Restate word for word the lines beginning at the one that contains "The picture is" and ending at the one that contains "from mpl_toolkits.mplot3d import proj3d"; include both and nothing else.

* [Records supplied]
----------
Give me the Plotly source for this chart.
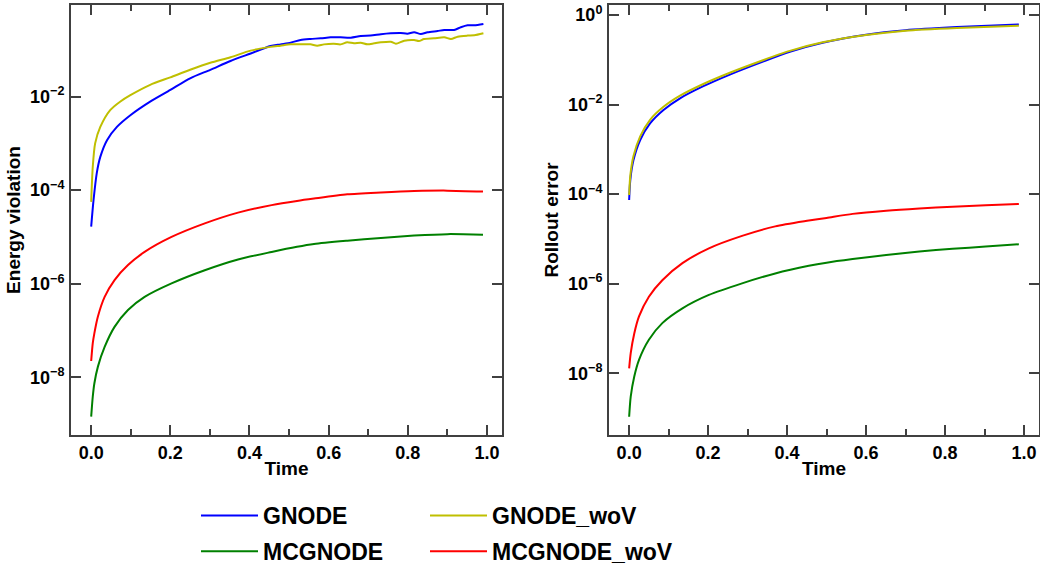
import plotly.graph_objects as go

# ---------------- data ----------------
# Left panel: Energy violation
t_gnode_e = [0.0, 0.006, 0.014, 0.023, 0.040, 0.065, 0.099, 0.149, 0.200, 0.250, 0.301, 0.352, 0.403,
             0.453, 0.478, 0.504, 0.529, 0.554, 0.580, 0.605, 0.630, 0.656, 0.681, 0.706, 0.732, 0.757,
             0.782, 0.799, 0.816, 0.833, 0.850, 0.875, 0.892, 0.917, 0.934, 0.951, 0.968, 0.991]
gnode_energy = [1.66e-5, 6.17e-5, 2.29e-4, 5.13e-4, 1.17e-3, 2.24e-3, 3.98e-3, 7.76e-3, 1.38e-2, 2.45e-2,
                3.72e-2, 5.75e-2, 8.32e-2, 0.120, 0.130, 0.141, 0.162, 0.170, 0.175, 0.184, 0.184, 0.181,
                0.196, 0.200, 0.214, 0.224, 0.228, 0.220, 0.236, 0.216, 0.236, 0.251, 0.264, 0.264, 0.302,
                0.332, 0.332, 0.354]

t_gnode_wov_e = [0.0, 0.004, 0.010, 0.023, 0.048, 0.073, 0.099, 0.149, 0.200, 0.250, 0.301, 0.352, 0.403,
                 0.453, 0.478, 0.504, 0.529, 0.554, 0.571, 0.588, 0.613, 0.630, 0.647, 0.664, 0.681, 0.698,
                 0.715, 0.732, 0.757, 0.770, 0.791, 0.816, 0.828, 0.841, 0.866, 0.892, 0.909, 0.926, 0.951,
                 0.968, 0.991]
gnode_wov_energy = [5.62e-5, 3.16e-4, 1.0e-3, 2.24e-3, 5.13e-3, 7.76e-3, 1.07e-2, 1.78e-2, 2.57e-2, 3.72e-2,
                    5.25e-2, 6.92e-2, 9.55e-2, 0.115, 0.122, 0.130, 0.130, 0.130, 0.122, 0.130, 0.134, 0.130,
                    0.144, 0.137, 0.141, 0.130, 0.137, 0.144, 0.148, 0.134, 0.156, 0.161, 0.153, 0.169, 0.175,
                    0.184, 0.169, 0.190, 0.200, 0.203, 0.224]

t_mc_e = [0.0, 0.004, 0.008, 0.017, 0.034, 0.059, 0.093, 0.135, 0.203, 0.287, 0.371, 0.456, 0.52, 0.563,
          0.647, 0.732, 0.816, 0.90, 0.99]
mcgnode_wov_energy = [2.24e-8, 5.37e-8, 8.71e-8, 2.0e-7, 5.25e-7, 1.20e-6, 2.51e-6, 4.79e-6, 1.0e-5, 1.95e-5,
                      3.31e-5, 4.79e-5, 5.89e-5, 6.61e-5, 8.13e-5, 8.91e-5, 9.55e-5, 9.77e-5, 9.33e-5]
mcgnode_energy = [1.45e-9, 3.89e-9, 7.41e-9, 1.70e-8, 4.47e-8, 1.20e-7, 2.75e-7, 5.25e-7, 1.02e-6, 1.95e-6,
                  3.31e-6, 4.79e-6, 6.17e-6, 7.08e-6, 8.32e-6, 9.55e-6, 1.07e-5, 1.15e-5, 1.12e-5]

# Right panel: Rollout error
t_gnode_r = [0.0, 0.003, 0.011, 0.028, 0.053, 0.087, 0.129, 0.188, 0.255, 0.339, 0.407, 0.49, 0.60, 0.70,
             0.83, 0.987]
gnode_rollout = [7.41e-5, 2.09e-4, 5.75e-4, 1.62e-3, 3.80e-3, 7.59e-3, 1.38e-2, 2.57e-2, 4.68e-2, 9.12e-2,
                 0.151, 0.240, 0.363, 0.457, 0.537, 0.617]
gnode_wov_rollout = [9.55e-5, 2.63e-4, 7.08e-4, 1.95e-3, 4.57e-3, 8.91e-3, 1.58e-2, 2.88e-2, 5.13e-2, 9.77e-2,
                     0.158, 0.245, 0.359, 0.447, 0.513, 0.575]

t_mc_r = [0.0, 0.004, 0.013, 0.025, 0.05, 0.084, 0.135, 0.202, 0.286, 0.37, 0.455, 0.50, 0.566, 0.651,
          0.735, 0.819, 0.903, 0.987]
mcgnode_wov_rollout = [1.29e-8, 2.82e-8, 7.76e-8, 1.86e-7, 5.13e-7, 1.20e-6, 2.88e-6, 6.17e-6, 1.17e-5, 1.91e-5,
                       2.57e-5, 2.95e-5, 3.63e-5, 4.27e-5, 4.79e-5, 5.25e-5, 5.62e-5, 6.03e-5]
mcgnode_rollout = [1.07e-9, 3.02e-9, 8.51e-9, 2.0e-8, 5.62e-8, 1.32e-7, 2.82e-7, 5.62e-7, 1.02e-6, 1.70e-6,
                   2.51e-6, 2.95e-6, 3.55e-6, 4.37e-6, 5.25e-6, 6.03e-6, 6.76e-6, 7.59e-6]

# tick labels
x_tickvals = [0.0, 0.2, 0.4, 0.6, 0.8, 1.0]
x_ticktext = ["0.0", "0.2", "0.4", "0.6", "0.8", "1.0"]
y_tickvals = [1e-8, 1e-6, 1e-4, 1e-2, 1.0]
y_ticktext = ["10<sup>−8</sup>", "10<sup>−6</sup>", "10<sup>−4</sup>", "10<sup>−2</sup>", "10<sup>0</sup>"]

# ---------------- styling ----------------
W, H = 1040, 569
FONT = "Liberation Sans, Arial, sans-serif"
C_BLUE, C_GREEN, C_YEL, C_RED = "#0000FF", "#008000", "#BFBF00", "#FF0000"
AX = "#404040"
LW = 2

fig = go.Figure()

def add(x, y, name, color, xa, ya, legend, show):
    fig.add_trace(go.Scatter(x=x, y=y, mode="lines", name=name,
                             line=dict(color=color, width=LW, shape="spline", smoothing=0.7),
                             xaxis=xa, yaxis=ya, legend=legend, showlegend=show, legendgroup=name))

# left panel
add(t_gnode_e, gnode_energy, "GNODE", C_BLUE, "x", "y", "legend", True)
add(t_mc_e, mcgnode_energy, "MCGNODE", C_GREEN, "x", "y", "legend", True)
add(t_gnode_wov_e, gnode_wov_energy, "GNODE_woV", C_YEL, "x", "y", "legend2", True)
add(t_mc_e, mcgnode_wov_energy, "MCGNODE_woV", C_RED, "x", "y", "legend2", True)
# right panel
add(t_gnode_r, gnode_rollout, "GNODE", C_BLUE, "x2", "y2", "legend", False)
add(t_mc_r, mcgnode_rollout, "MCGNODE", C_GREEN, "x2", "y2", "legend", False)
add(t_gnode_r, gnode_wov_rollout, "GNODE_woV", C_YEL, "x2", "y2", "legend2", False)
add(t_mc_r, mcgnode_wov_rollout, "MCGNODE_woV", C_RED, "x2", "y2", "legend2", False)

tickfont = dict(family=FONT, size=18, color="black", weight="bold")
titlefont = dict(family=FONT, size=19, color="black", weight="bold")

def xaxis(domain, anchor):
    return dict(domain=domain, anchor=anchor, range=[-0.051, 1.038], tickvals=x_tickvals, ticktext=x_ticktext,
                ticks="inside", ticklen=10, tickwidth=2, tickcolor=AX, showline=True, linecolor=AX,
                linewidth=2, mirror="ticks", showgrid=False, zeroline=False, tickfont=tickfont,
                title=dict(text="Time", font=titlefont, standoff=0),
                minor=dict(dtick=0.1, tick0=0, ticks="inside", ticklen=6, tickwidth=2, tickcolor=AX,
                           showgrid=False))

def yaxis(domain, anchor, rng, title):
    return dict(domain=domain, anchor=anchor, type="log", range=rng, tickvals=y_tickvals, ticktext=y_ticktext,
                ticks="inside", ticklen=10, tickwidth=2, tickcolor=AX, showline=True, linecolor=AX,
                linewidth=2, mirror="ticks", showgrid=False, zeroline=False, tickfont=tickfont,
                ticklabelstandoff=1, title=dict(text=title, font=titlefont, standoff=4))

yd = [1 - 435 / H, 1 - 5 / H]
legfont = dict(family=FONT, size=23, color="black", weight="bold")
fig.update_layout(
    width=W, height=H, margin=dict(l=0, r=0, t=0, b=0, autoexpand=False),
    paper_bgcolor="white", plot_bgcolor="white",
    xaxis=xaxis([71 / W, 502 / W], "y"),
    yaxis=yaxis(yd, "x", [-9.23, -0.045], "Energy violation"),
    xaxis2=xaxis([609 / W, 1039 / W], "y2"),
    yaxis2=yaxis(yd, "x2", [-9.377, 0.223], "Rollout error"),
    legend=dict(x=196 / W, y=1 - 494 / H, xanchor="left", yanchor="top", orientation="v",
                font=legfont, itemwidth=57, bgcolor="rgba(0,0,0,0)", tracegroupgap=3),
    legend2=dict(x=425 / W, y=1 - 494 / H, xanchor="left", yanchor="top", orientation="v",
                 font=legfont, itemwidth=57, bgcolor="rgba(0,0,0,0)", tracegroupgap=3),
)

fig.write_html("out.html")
----------
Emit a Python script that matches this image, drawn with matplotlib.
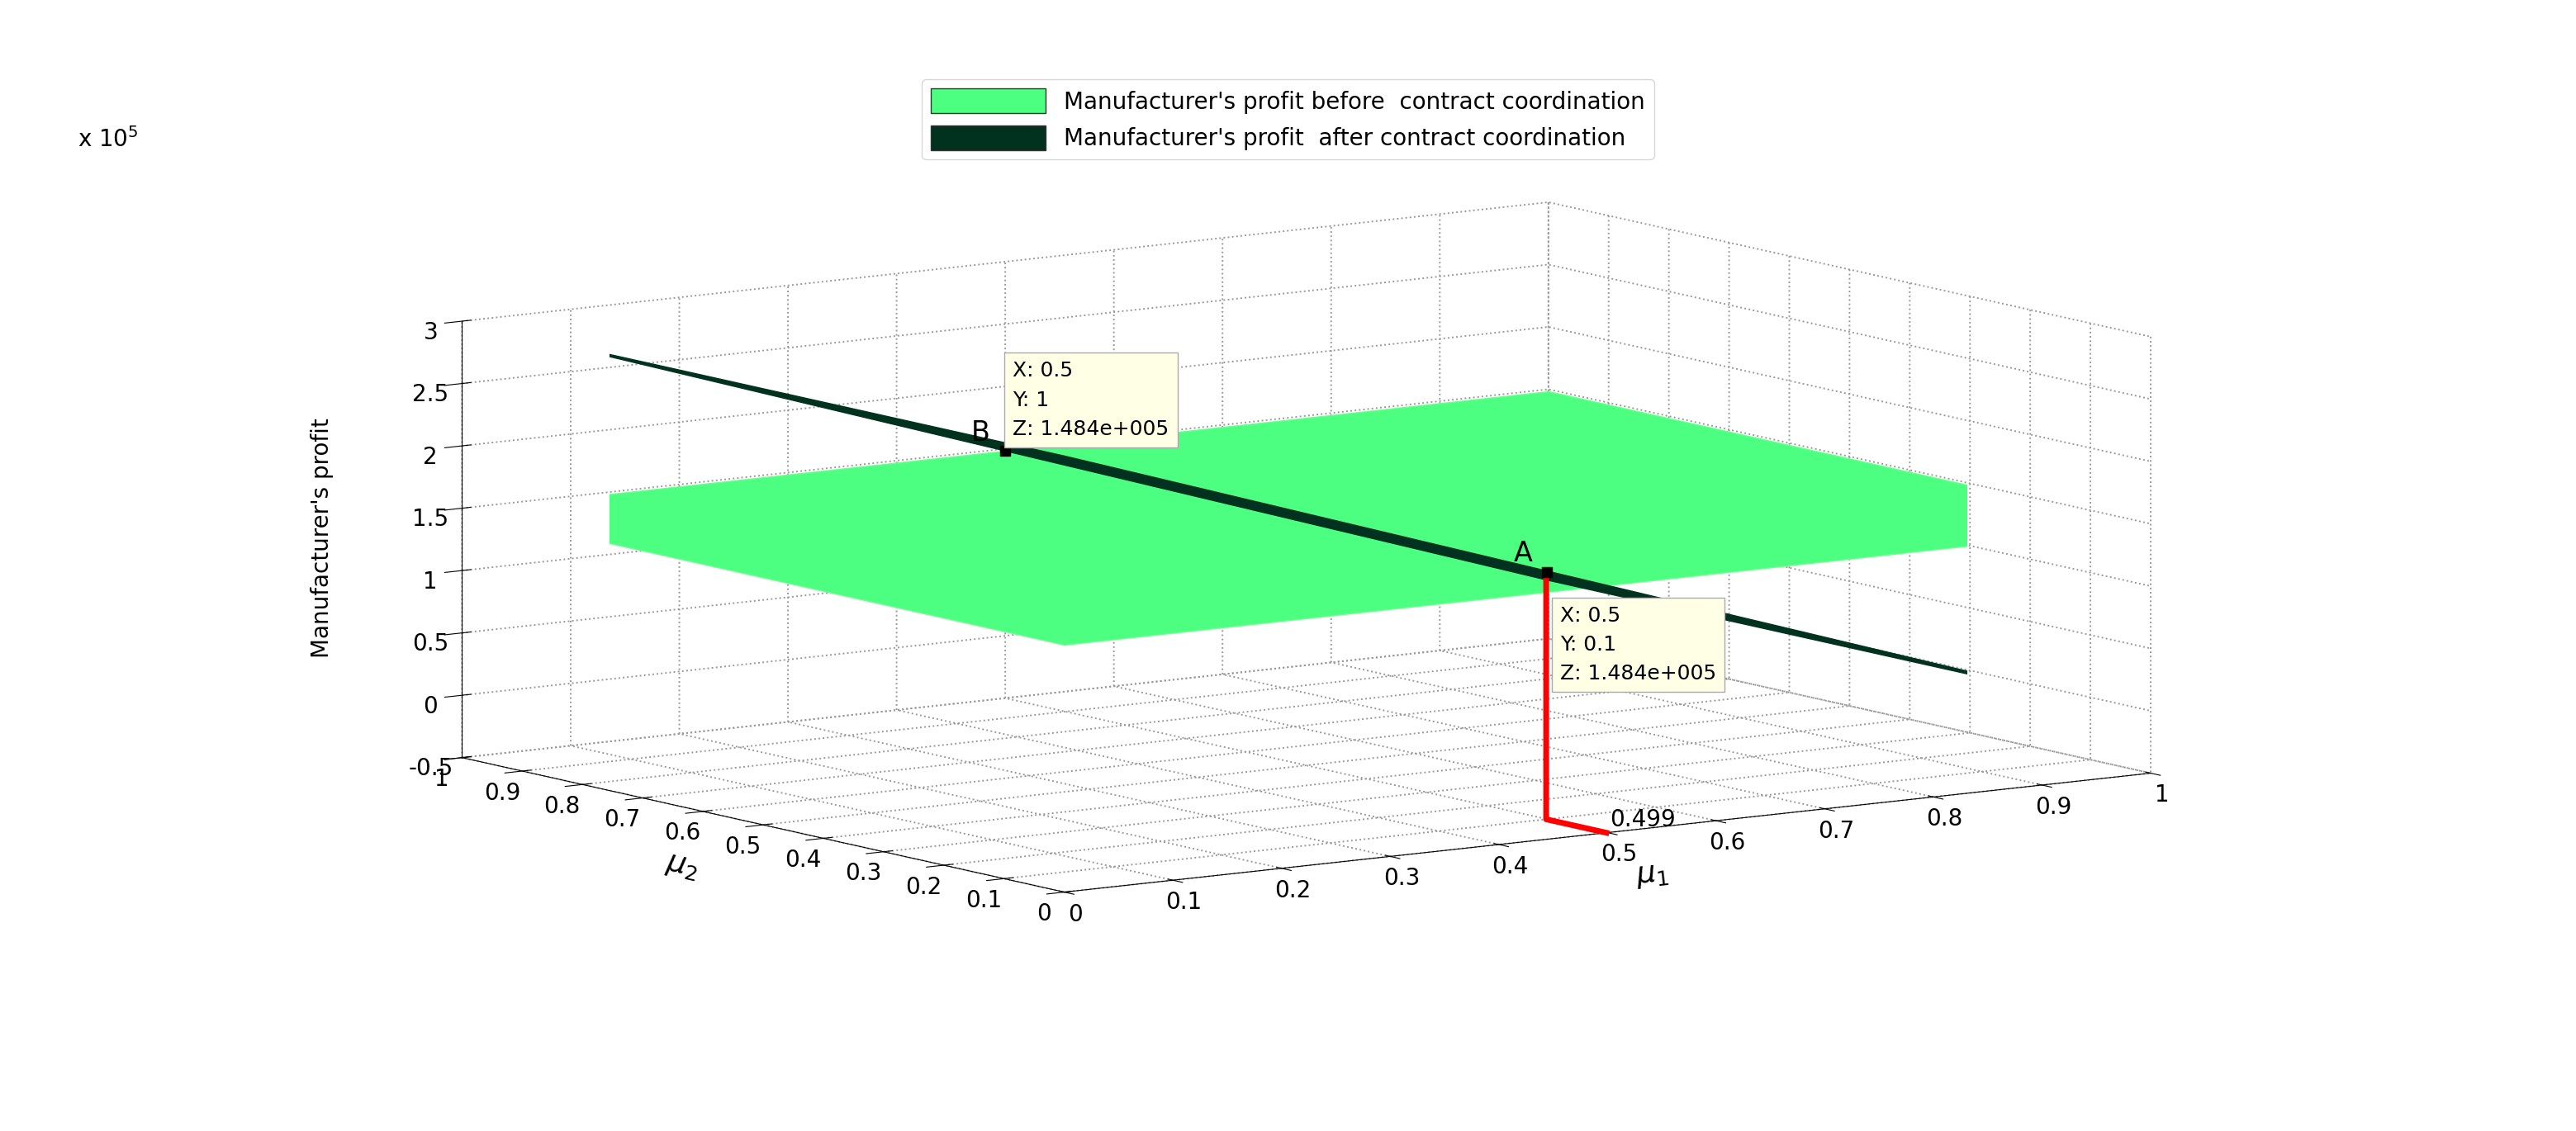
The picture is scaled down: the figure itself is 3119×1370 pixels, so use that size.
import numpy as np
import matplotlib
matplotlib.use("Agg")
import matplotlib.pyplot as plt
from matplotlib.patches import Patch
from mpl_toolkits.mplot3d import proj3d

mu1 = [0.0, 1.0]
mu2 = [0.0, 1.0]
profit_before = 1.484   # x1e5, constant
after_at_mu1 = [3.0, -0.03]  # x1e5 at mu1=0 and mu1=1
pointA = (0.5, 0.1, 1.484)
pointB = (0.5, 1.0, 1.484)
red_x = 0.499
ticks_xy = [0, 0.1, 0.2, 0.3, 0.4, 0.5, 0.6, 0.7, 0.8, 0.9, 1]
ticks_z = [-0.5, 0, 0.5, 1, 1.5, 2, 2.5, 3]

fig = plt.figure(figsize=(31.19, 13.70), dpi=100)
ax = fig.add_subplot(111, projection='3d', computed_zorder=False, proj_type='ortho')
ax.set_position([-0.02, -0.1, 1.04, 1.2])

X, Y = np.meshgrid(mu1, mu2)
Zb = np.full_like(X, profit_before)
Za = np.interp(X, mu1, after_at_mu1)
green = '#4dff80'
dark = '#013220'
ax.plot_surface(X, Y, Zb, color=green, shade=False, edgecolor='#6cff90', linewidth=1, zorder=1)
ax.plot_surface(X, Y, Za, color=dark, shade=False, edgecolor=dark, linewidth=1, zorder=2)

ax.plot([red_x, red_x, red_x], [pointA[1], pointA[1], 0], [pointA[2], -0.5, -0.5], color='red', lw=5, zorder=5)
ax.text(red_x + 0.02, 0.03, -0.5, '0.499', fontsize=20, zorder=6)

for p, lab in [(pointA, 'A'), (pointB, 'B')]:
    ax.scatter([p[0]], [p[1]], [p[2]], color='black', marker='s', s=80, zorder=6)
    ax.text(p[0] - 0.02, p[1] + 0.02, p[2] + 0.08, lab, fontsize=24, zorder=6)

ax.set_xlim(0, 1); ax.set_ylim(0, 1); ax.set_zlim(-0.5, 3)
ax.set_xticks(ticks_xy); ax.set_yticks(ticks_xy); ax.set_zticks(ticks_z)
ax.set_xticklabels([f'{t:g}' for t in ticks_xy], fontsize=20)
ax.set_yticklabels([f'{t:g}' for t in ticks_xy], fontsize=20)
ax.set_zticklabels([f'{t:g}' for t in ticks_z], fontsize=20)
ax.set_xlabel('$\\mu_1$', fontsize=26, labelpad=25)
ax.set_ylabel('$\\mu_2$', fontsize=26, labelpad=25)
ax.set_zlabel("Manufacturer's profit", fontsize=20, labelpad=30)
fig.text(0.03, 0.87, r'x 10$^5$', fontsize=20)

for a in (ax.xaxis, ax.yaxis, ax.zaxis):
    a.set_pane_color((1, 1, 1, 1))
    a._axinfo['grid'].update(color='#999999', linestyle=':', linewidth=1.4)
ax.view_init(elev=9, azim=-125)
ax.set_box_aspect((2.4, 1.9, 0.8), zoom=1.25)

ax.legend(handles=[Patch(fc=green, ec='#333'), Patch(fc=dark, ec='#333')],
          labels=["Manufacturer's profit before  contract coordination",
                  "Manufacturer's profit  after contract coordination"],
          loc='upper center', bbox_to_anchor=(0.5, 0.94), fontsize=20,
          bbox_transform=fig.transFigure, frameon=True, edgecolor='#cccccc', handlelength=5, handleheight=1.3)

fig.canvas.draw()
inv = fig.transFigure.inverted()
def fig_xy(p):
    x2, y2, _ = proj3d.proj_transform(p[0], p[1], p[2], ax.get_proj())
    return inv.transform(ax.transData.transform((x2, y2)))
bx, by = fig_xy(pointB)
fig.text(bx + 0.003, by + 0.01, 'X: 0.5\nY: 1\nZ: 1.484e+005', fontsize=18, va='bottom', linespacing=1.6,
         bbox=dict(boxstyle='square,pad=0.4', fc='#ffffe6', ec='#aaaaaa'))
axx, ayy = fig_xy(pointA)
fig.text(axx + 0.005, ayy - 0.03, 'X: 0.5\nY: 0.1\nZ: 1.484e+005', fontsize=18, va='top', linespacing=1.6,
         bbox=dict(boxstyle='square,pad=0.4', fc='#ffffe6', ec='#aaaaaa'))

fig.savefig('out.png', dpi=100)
----------
* [Response]
The picture is scaled down: the figure itself is 3119×1370 pixels, so use that size.
import numpy as np
import matplotlib
matplotlib.use("Agg")
import matplotlib.pyplot as plt
from matplotlib.patches import Patch
from mpl_toolkits.mplot3d import proj3d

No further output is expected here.